Ce n’est pas la première fois que l’engagement politique de l’artiste est mit en avant dans ces textes, bien au contraire, ce dernier avait déjà commencé à dénigrer la politique et notamment la présidence du pays dans sa première mixtape « 1999 » (sortie en 2012) où le nom d’Obama s’était fait entendre dans quelques phrases esquintantes.

Donc si vous n’avez pas encore écouté la dernière chanson de Joey Badass, foncez et appréciez, que ce soit les paroles ou l’instrumentation, l’homogénéité des deux éléments ne vous laissera pas de marbre.

Quoi qu’il en soit, qu’il s’agisse du groupe britannique Gorillaz ou de l’américain Joey Badass les artistes les plus influents de cette génération, quelque soit leur genre, font faces à « l’idiocracy » de Trump qui sera aux goût du jour pour les 4 prochaines années à venir.
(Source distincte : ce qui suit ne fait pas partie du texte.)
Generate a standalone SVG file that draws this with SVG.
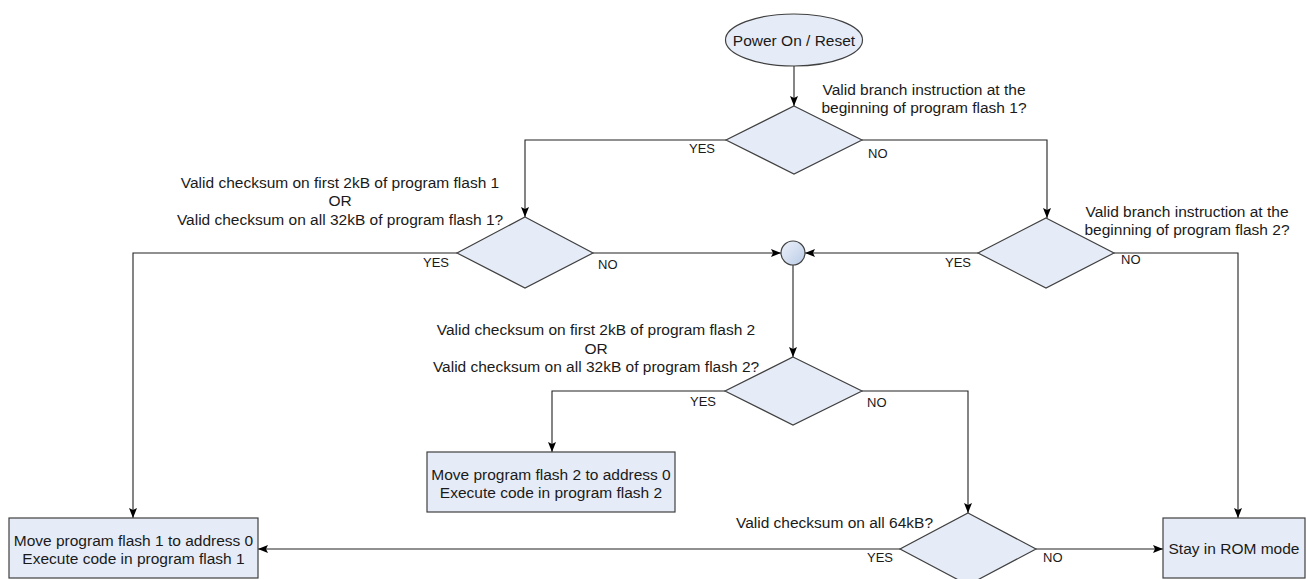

Voilà qui nous promet bien des surprises et bien des perles parmi elles.

Sans compter que certains artistes, dans la classe cinématographique cette fois, ont déjà bouclé leur agenda pour ces 4 années de mandat comme l’acteur américain Shia LaBeouf qui sera présent devant le Museum of Moving Image de New York pour faire vivre son mouvement anti-Trump: He Will Not Divide Us, un live stream 24/24 qui durera toute la durée du mandat. Un pari ahurissant qui fait déjà beaucoup de bruit mais qui entame mal sa deuxième semaine après l’arrestation en direct de son meneur il y a quelques jours.